Mochitsuki (mochi-pounding) is a Japanese tradition that has become integrated into the local New Year’s celebrations here in Hawai‘i. Generally a day-long activity, it is a way of welcoming the New Year and ensuring good luck and longevity for the years to come.

The mochitsuki celebration typically begins the day before with the washing of rice, which is then left to soak overnight and steamed the next morning. The cooked rice is pounded into mochi with a wooden mallet in a stone mortar until it becomes smooth and sticky. The mochi is then dusted generously with mochiko (sweet rice flour) and shaped into small buns. Mochi can be eaten with various toppings, fried with butter, or (most notably) served in ozoni—a Japanese New Year’s soup. The ingredients and recipe for ozoni vary, but one thing remains the same: those sticky little mochi balls at the bottom of the bowl are filled with happiness and good fortune for the new year.
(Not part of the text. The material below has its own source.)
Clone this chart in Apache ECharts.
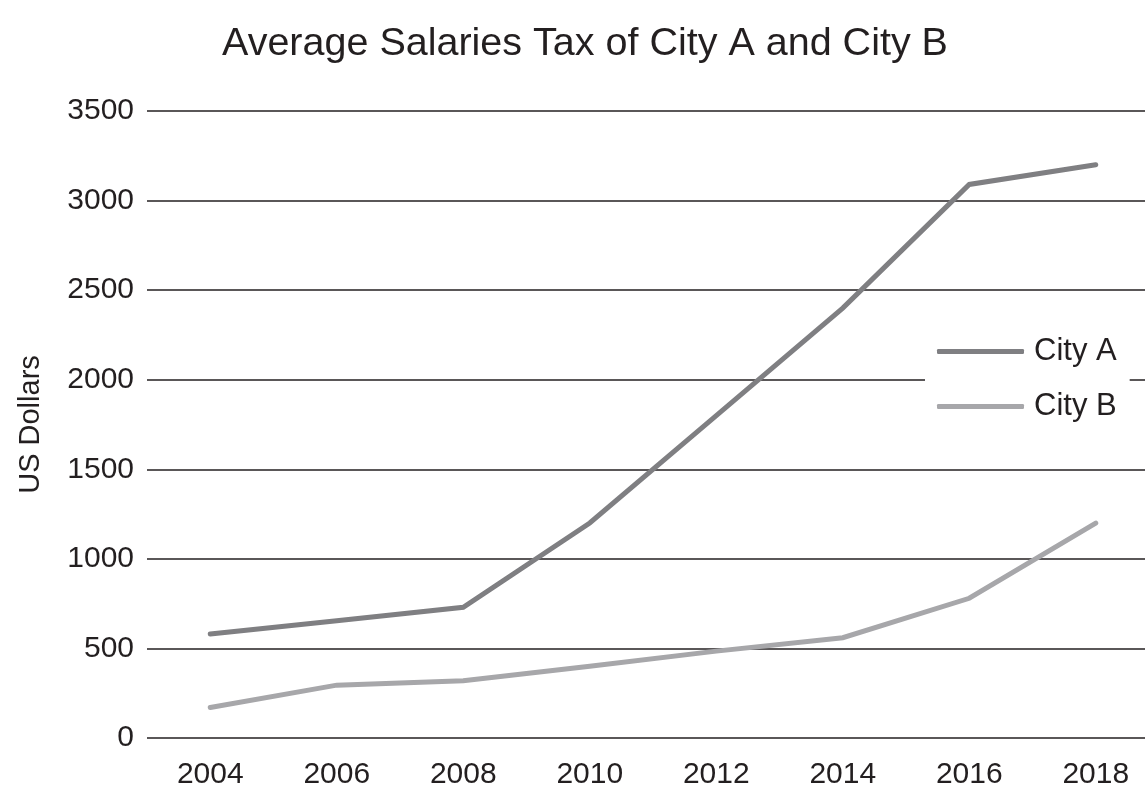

Mochitsuki, as I’ve come to know it, usually begins around 8:30 a.m. in the kitchen with me and my cousins never quite able to remember just how to cut the vegetables for the ozoni. Then it’s about five hours of chopping, grating, boiling, pounding, kneading, shaping and, of course, eating. Mochi-pounding the “old-fashioned way” always makes me look to the upcoming New Year with a fond sense of appreciation for all the hard work that goes into both making mochi and maintaining a strong family tradition.

Now, as the tradition goes, we can pound all the mochi we want and eat ozoni until it’s coming out of our ears, but this year, as I listened to the steady thwack-thwack-thwack outside, I watched as my sister helped make her first batch of ozoni while my 90-year-old grandmother played with my baby cousin in a house that has seen over 40 years of mochitsuki tradition. And then I realized something. This is what good luck is really all about.